TRABALHO DE BRECHT
Este Trabalho de Brecht – agora em oportuna segunda edição – é o esforço mais decisivo, entre nós, de mapear, na obra do escritor alemão, a complexidade formativa de um projeto cujas marcas permanecem determinantes e em movimento. Ao flagrar o momento em que tal projeto vê definir as linhas maiores de sua fisionomia, José Antonio Pasta confere a dimensão específica daquele trabalho: sua inscrição no mundo como prática de elaboração da experiência, quando os combates deste mundo exigem da arte a assimilação produtiva das contradições que, a um só tempo, a envolvem e constituem. Com isso, o trabalho da obra se define ali onde “ao deslocar-se a si mesma, desloca a tudo quanto toca – realiza uma operação exemplar na organização da cultura”. Trabalho em outro contexto, mas não de menos embates, do qual não foge o crítico paulista.
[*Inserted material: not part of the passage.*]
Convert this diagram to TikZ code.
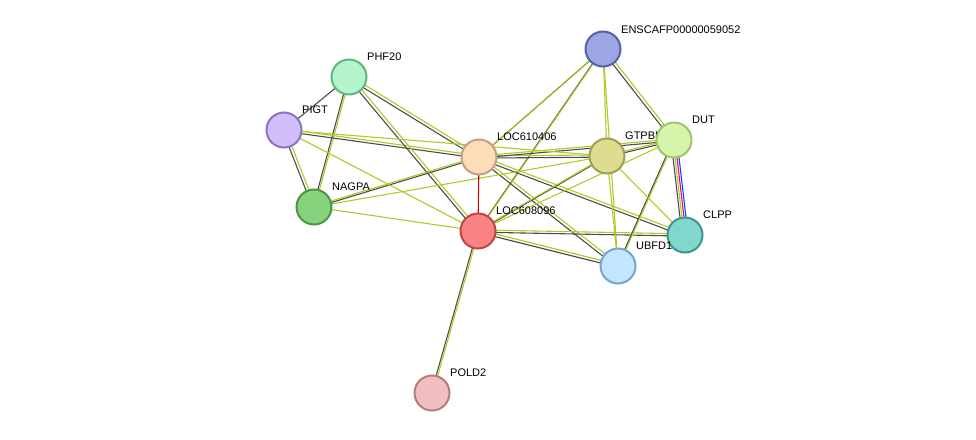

Um exemplo do influxo deste trabalho, e não por acaso, é o fato de que o livro de Pasta, desde sua primeira edição, tem feito convergir, direta ou indiretamente, imaginações e intuições artísticas de certo número de grupos teatrais na cidade São Paulo – grupos que, desde o final dos anos 1990, tentam dar forma a aspectos de nossa difícil sociabilidade, fazendo operar na cena as contradições que nos tomam: tensões entre formas de produção e a capacidade de apropriação e criação de procedimentos que deem destino poético e político ao teatro, arte pública que é. Contradições que Pasta mapeia na trajetória de Brecht, e ainda mais nos últimos anos da República de Weimar, em sua luta de vida e morte com as várias faces da forma-mercadoria, com o que deixa ver, de maneira exemplar, o modo como o alemão converte tal processo em condição e estágio de seu projeto.
Nesse percurso, outra teatralidade se instaura, como negação premeditada da espetacularidade arrasadora que abarca todas as dimensões do convívio. Pasta contribui para a constituição de uma tradição de pensamento que não apenas se evidencia em Brecht, mas que faz de nosso diálogo com a obra deste um capítulo decisivo seu, precisamente aqui, onde os combates não cessam e se adensam.